=== Provided data ===
'''

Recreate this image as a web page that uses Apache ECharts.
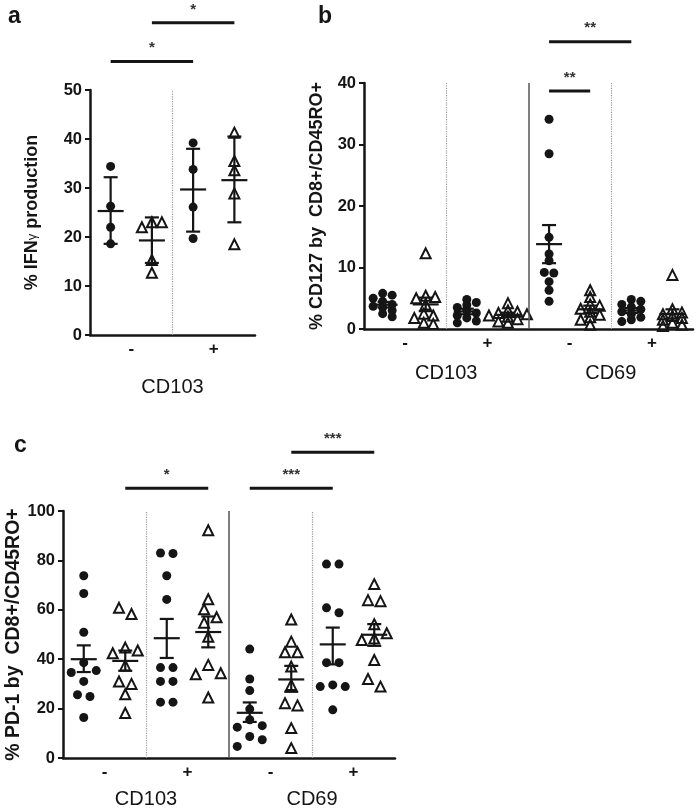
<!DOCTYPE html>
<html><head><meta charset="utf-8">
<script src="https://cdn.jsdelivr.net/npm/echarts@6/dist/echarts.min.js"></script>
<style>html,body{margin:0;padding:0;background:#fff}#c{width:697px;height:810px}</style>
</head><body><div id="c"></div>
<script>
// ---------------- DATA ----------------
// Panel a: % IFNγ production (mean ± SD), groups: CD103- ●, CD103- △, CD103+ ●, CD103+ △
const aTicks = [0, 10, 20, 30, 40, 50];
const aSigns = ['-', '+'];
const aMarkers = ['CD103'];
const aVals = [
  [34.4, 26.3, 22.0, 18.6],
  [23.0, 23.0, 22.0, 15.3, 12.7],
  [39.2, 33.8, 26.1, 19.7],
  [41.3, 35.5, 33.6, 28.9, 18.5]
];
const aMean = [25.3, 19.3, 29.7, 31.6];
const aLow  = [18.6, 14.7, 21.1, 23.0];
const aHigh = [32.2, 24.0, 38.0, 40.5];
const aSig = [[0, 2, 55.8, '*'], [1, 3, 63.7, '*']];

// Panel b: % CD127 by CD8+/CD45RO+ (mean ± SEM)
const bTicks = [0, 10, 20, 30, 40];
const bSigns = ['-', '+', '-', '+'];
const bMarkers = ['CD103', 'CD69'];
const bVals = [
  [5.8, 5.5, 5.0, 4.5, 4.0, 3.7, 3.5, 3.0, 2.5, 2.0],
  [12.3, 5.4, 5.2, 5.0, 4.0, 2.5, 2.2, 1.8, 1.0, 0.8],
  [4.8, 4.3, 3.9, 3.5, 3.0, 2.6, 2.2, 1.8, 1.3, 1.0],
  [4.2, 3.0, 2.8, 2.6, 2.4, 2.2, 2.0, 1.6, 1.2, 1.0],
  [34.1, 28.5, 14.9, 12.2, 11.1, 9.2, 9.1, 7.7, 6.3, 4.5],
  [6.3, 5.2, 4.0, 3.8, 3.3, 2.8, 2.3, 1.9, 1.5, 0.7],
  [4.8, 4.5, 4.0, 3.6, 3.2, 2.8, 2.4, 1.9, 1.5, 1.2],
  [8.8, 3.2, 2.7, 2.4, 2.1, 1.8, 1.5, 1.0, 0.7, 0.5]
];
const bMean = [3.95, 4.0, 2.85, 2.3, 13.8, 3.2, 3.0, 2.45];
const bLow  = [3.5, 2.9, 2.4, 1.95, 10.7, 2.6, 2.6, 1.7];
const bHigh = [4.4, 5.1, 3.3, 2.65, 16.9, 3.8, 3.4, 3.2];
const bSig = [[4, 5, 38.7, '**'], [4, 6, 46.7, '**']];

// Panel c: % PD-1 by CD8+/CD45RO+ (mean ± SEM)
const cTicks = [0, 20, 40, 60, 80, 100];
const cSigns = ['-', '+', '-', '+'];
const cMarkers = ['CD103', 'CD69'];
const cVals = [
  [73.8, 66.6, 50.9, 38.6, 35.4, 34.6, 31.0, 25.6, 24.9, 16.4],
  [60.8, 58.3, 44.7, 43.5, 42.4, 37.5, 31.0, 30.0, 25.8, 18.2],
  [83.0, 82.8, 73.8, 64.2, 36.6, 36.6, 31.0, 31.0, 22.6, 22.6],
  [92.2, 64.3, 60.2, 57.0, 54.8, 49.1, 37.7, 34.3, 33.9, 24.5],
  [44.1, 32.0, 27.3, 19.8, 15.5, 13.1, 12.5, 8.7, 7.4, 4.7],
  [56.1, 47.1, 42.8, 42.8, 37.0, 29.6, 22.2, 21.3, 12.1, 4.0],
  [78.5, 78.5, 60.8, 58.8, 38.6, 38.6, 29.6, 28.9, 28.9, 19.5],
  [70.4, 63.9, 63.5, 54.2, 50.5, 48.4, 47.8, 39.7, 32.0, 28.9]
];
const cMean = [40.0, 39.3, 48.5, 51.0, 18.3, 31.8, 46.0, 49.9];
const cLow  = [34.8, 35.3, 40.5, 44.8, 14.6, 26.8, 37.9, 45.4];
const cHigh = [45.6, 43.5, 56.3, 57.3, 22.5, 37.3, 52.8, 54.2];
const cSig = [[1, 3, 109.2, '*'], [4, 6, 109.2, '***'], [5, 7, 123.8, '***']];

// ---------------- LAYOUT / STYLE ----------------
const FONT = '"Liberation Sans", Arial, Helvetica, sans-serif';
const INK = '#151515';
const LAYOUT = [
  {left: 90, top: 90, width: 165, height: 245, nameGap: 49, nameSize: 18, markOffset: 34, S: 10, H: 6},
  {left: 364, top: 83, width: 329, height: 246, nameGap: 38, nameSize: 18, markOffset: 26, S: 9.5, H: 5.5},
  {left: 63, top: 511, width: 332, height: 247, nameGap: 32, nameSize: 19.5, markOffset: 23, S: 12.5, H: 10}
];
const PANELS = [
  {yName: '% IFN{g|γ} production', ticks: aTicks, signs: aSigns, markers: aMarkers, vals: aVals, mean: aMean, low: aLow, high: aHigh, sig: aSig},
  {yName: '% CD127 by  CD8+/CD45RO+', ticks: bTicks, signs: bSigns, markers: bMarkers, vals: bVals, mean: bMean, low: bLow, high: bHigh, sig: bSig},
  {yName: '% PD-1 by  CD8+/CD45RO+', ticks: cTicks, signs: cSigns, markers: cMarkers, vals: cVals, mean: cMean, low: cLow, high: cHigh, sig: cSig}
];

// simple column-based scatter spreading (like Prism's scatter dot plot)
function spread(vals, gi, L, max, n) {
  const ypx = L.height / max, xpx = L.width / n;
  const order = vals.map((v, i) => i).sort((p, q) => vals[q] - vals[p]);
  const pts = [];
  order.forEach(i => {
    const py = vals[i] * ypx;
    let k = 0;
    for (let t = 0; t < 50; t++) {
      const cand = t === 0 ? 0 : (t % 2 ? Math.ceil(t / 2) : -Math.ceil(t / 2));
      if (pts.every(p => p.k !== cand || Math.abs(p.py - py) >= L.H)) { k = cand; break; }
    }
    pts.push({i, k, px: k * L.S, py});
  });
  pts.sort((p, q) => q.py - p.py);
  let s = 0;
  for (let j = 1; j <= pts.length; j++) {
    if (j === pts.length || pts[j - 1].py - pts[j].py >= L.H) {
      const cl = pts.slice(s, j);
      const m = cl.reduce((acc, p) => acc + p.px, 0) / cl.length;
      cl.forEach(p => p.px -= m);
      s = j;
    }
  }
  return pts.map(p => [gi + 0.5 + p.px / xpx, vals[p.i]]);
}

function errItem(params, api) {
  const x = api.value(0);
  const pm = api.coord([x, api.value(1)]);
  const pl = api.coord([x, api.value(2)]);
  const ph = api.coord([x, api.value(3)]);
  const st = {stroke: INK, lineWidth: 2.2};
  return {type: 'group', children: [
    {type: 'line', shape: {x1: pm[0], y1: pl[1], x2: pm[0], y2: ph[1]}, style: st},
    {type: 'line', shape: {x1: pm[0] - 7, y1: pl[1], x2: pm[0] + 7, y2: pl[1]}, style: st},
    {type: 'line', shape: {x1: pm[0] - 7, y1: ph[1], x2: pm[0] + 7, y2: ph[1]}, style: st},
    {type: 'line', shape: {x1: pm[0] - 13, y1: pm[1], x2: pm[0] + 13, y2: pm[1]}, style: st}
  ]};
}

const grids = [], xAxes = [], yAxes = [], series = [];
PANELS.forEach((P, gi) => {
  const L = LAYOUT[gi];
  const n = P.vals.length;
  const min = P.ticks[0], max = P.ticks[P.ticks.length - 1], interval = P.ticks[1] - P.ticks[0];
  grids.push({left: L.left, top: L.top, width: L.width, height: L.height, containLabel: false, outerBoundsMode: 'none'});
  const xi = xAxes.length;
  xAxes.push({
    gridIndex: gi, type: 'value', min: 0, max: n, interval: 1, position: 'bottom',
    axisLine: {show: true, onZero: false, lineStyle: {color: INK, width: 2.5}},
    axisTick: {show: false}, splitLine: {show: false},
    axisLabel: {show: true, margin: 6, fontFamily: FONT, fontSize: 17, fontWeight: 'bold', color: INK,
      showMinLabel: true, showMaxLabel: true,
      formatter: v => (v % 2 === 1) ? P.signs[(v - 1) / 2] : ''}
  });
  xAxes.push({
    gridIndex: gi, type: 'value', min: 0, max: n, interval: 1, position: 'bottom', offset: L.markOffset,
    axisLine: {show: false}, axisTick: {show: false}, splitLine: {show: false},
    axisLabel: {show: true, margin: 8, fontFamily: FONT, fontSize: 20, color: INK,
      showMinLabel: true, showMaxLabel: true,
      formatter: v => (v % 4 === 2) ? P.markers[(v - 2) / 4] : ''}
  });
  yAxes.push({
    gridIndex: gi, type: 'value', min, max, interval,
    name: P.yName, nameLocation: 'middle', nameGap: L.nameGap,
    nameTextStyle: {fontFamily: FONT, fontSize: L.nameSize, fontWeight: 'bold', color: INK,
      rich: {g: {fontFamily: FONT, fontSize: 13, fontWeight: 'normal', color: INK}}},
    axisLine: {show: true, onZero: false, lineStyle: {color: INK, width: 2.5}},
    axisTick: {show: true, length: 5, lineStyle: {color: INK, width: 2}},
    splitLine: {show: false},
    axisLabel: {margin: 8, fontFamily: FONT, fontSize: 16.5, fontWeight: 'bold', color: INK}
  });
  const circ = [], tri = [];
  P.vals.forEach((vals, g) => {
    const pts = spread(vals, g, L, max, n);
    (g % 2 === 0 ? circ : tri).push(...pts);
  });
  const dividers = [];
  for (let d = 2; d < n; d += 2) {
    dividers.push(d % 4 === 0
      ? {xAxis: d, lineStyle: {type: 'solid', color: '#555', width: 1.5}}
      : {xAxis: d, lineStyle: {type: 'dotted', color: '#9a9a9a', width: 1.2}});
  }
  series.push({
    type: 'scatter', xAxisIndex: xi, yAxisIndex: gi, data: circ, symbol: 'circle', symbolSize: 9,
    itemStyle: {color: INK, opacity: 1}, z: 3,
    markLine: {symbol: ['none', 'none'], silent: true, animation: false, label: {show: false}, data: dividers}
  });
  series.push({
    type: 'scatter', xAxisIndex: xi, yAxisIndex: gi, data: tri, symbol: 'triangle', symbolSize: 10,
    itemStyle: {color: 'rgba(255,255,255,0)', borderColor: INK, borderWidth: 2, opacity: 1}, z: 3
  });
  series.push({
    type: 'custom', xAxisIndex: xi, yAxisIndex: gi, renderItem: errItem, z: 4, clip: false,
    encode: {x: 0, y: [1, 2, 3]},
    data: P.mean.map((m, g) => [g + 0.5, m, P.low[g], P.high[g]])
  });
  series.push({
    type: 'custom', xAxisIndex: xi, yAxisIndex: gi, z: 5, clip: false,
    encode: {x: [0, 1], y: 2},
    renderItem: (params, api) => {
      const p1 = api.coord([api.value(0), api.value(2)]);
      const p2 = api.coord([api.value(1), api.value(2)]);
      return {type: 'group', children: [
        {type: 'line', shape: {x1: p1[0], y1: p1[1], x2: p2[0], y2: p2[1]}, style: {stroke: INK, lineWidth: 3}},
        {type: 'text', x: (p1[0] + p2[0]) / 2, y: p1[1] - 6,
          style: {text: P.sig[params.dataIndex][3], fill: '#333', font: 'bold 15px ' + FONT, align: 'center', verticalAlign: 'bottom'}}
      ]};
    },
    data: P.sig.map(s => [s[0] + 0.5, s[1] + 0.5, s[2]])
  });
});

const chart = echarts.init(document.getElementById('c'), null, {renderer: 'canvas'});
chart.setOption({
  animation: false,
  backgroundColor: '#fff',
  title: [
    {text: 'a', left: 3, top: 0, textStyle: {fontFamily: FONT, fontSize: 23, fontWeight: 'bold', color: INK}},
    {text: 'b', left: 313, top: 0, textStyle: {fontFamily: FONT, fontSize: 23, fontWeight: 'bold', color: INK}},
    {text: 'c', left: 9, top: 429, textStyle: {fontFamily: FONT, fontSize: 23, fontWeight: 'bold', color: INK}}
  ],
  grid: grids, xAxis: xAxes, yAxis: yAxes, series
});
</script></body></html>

'''

=== Aim ===
Repeat exactly and only the lines from the start of the data above through the line that holds "const aSig = [[0, 2, 55.8, '*'], [1, 3, 63.7, '*']];", inclusive. Pictures do not belong in the copy.

=== Exercise solution ===
Recreate this image as a web page that uses Apache ECharts.
<!DOCTYPE html>
<html><head><meta charset="utf-8">
<script src="https://cdn.jsdelivr.net/npm/echarts@6/dist/echarts.min.js"></script>
<style>html,body{margin:0;padding:0;background:#fff}#c{width:697px;height:810px}</style>
</head><body><div id="c"></div>
<script>
// ---------------- DATA ----------------
// Panel a: % IFNγ production (mean ± SD), groups: CD103- ●, CD103- △, CD103+ ●, CD103+ △
const aTicks = [0, 10, 20, 30, 40, 50];
const aSigns = ['-', '+'];
const aMarkers = ['CD103'];
const aVals = [
  [34.4, 26.3, 22.0, 18.6],
  [23.0, 23.0, 22.0, 15.3, 12.7],
  [39.2, 33.8, 26.1, 19.7],
  [41.3, 35.5, 33.6, 28.9, 18.5]
];
const aMean = [25.3, 19.3, 29.7, 31.6];
const aLow  = [18.6, 14.7, 21.1, 23.0];
const aHigh = [32.2, 24.0, 38.0, 40.5];
const aSig = [[0, 2, 55.8, '*'], [1, 3, 63.7, '*']];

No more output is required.